Arm indicated that the first chips featuring the enhanced interface are already under development, though specific launch dates were not disclosed. Nvidia did not announce new GPU products in conjunction with the news but emphasized that existing NVLink-capable accelerators will be supported.
Competitive Landscape
NVLink competes with other high-speed chip-to-chip standards such as AMD’s Infinity Fabric and the open Compute Express Link (CXL) consortium. By integrating NVLink at the CPU design stage, Arm licensees can avoid external bridge chips, potentially giving Nvidia-based systems an edge in power efficiency and bandwidth.
Intel, the leading supplier of data-center CPUs, is pursuing its own roadmap to link Xeon processors with both its in-house Gaudi accelerators and Nvidia GPUs. AMD, meanwhile, continues to promote EPYC processors alongside its Instinct GPU line, using Infinity Fabric to tie components together.

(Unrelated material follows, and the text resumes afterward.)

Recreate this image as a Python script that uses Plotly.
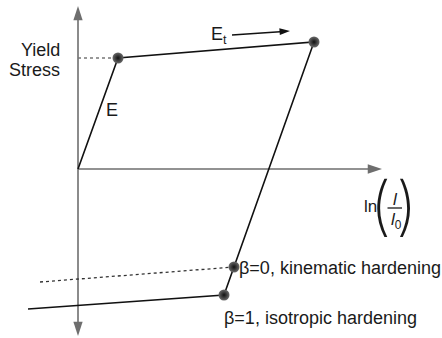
import plotly.graph_objects as go

# Schematic stress–strain path (strain and stress in arbitrary units)
strain_path = [0.0, 4.0, 23.6, 14.6, -5.0]
stress_path = [0.0, 11.1, 12.7, -12.6, -14.0]

# Key states: initial yield, end of forward loading, reverse yield (kinematic / isotropic)
point_strain = [4.0, 23.6, 15.6, 14.6]
point_stress = [11.1, 12.7, -9.8, -12.6]

# Reverse plastic branch for kinematic hardening (beta = 0)
kin_strain = [-3.8, 15.6]
kin_stress = [-11.3, -9.8]

# Guide from the stress axis to the initial yield point
yield_guide_strain = [0.0, 4.0]
yield_guide_stress = [11.1, 11.1]

# Tangent-modulus direction arrow (tail, head)
et_strain = [15.4, 21.2]
et_stress = [13.4, 13.8]

# Axis extents
x_axis_end = 30.4
y_axis_top = 16.3
y_axis_bottom = -16.7

X_RANGE = [-7.8, 36.4]
Y_RANGE = [-16.9, 16.9]

FONT = "Liberation Sans, Arial, sans-serif"
TXT = "#1a1a1a"
AXIS_COL = "#6e6e6e"

fig = go.Figure()


def arrow(xs, ys, color, width, head):
    # two-point line whose end carries an arrowhead oriented along the segment
    fig.add_trace(go.Scatter(
        x=xs, y=ys, mode="lines+markers",
        line=dict(color=color, width=width),
        marker=dict(symbol="arrow", angleref="previous", size=head,
                    color=color, line=dict(width=0)),
        hoverinfo="skip"))


# Axes
arrow([0, 0], [0, y_axis_top], AXIS_COL, 1.6, 15)
arrow([0, 0], [0, y_axis_bottom], AXIS_COL, 1.6, 15)
arrow([0, x_axis_end], [0, 0], AXIS_COL, 1.6, 15)

fig.add_trace(go.Scatter(
    x=yield_guide_strain, y=yield_guide_stress, mode="lines",
    line=dict(color="#777777", width=1.3, dash="dot"), hoverinfo="skip"))
fig.add_trace(go.Scatter(
    x=kin_strain, y=kin_stress, mode="lines",
    line=dict(color="#333333", width=1.3, dash="dot"), hoverinfo="skip"))
fig.add_trace(go.Scatter(
    x=strain_path, y=stress_path, mode="lines",
    line=dict(color="#111111", width=1.6), hoverinfo="skip"))
fig.add_trace(go.Scatter(
    x=point_strain, y=point_stress, mode="markers",
    marker=dict(size=11, color="#6a6a6a",
                gradient=dict(type="radial", color="#111111"),
                line=dict(width=0)),
    hoverinfo="skip"))

arrow(et_strain, et_stress, "#111111", 1.5, 11)

annotations = []


def label(text, x, y, size=18, xanchor="center", yanchor="middle",
          family=FONT, weight=None):
    font = dict(family=family, size=size, color=TXT)
    if weight is not None:
        font["weight"] = weight
    annotations.append(dict(
        text=text, x=x, y=y, xref="x", yref="y", showarrow=False,
        xanchor=xanchor, yanchor=yanchor, font=font))


label("Yield", -1.6, 11.9, xanchor="right")
label("Stress", -1.6, 9.9, xanchor="right")
label("E", 3.4, 5.9)
label("E<sub>t</sub>", 13.1, 13.4, xanchor="left")
label("β=0, kinematic hardening", 15.9, -9.9, xanchor="left")
label("β=1, isotropic hardening", 14.4, -14.9, xanchor="left")

# ln(l / l0) axis label
label("ln", 29.2, -3.7, size=17)
label("(", 30.2, -3.5, size=64, family="Inter, Liberation Sans", weight=200)
label(")", 32.8, -3.5, size=64, family="Inter, Liberation Sans", weight=200)
label("<i>l</i>", 31.7, -3.0, size=17)
label("<i>l</i><sub>0</sub>", 31.8, -5.2, size=17)

fig.add_shape(type="line", x0=30.95, x1=32.4, y0=-3.9, y1=-3.9,
              xref="x", yref="y", line=dict(color=TXT, width=1.3))

fig.update_layout(
    width=442, height=338,
    margin=dict(l=0, r=0, t=0, b=0),
    paper_bgcolor="white", plot_bgcolor="white",
    showlegend=False,
    xaxis=dict(range=X_RANGE, visible=False, fixedrange=True),
    yaxis=dict(range=Y_RANGE, visible=False, fixedrange=True),
    annotations=annotations,
)

fig.write_html("out.html")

For Arm, broader NVLink adoption may strengthen its position in data centers just months after its record-setting initial public offering. The company reported in its latest filings that Neoverse shipments more than doubled year over year, reflecting demand in networking equipment and cloud servers.
Industry observers will be watching how quickly cloud providers migrate from x86 to Arm in AI workloads and whether NVLink Fusion becomes a de facto standard for GPU connectivity outside Nvidia’s own CPU offerings.